Target Corp. gained 12 cents to $45.75 after it announced the sale of its struggling Marshall Field’s department store division to May Department Stores Co. for $3.24 billion. May was down a penny at $28.87.

H&R Block Inc. rose 32 cents to $47.15 on the strength of its latest quarterly earnings report. The company beat Wall Street expectations by 7 cents per share, with higher per-client fees more than offsetting an overall drop in customers.

National Semiconductor Corp. swung to a profit in the latest quarter, posting earnings that beat analysts’ expectations by 4 cents per share. However, the company’s outlook for the current was considered somewhat meager. National Semiconductor was up 19 cents at $21.34.

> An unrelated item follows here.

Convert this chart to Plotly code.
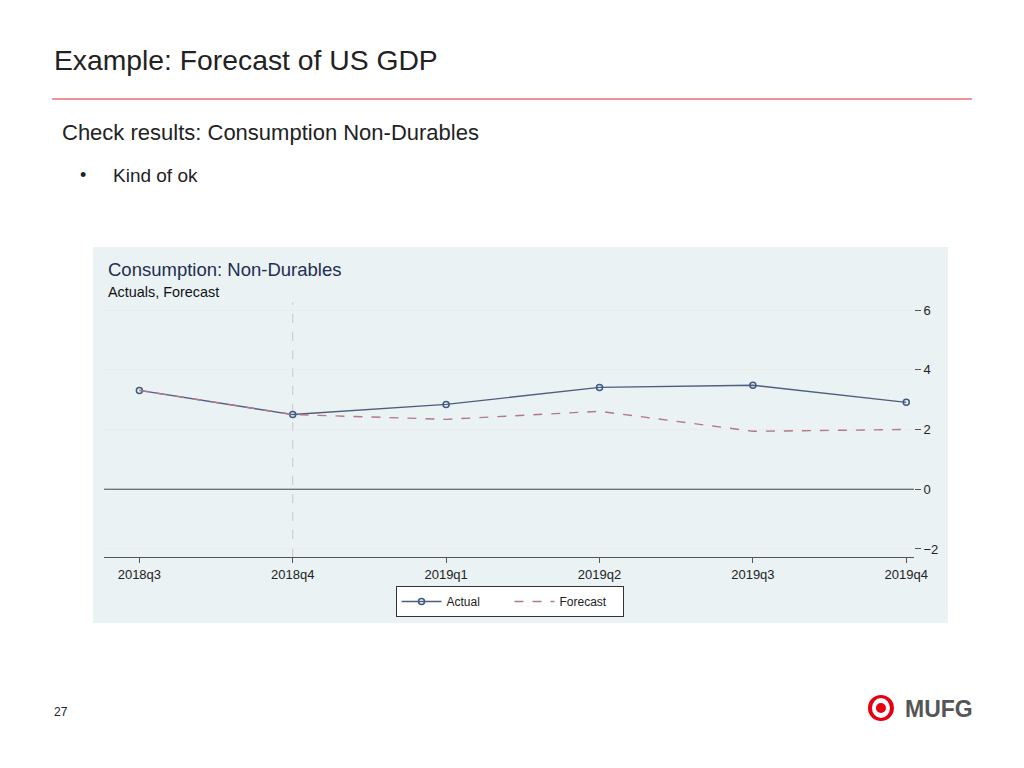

Boeing Co. said it has signed a multimillion dollar deal with two Chinese manufacturers to supply parts for its upcoming 7E7 Dreamliners and other jets. Boeing gained 9 cents to $48.75.

FedEx Corp. rose 93 cents to $76.94 after raising its quarterly earnings outlook to $1.36 per share from a range of $1.20 to $1.30. The shipping giant cited an increase in sales of bundled office services.

Advancing issues outnumbered decliners by about 3 to 2 on the New York Stock Exchange, where volume came to 1.27 billion shares, nearly even with Wednesday’s volume. The Russell 2000 index of smaller companies rose 0.54 point, or 0.1 percent, to 569.12.

Overseas, Japan’s Nikkei average rose 1.1 percent. In Europe, Britain’s FTSE 100 slid 0.1 percent for the session, Germany’s DAX index gained 0.6 percent and France’s CAC-40 added 0.3 percent.